BOJ's Capital Warning Is Another Reason to Shun Local Banks
(Bloomberg) -- Already out of favor among stock investors, Japan’s regional banks risk losing more of their attraction as the central bank urges them to retain more of their profits to conserve capital buffers.
The Bank of Japan’s warning against a “drain” on capital through dividend payouts and share buybacks is a headache for management of struggling local lenders, who have been trying to lure investors as rock-bottom interest rates erode profitability.
Japanese banks, whose shares are underperforming the broader stock market, will give guidance on their profit and dividend outlook for the fiscal year ending March in the earnings season starting this week. Many regional lenders have stuck to a practice of paying at least the same dividends every year regardless of results.

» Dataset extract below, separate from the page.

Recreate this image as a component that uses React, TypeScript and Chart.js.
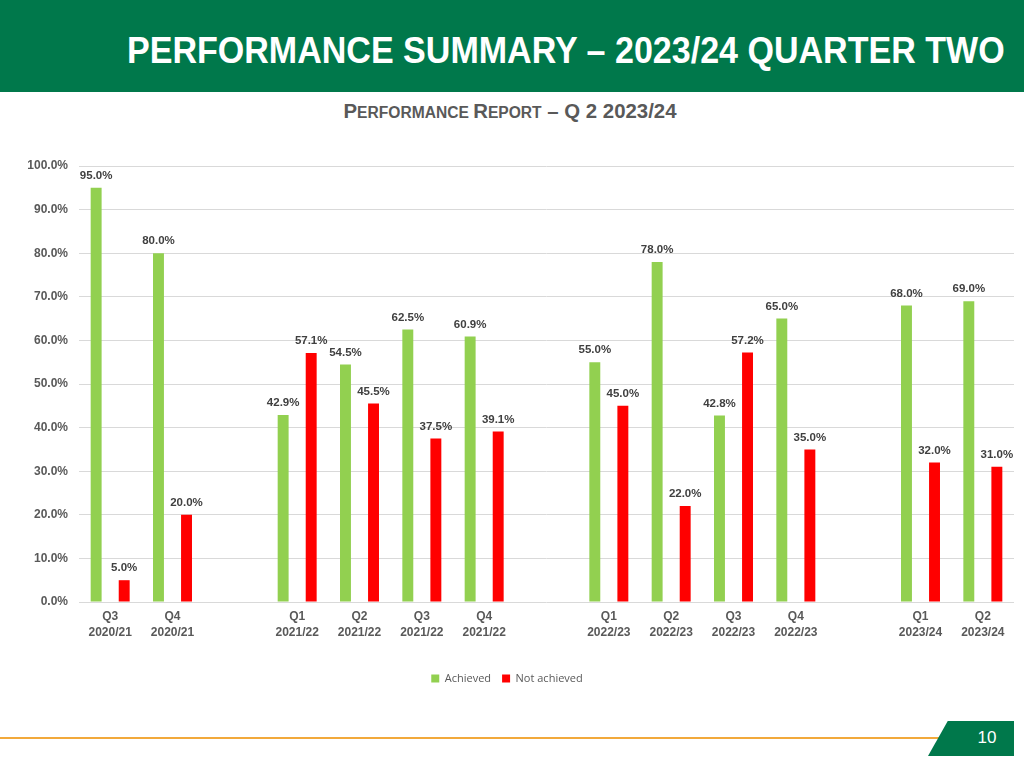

“It’s a serious message saying banks should be paying attention to capital adequacy rather than capital efficiency,” said Keisuke Moriyama, senior analyst at Macquarie Capital Securities (Japan) Ltd. “It will be difficult to buy regional bank stocks in the hope of higher shareholder returns.”
While regional banks’ capital ratios remain above regulatory requirements, lenders haven’t been able to secure earnings that match an increase in riskier assets, the BOJ said in its semiannual financial system report last week. The central bank’s record monetary easing has diminished returns on loans and Japanese government bonds, prompting banks to seek higher returns elsewhere.
Read a story on other issues highlighted in the BOJ report
“In recent years, reflecting the growing awareness of the importance of shareholder returns, some financial institutions -- in particular listed regional banks -- have raised their dividend payout ratio” despite declining profitability, the BOJ said.
“I think banks are trying to support their stock prices by keeping dividends,” said Toyoki Sameshima, a senior analyst at SBI Securities Co. in Tokyo. “Making them stop that would add downward pressure on their stock prices.”
The Topix Banks Index of 82 lenders has risen 3 percent this year, trailing the benchmark Topix’s 8.6 percent advance.
More pressure on regional banks’ dividends may come from a recent policy adjustment by the Financial Services Agency, according to SMBC Nikko Securities Inc. analysts. The regulator may take action against local banks that are at risk of undercapitalization, with the main outcome likely to involve urging them to cut dividends, the analysts wrote in an April 15 report.
As for the BOJ, its warning is a “manifestation of frustration with bank management, who do not understand authorities’ acute sense of the issue,” said Yoshinobu Yamada, senior analyst at Deutsche Securities Inc. “The stocks will lose appeal.”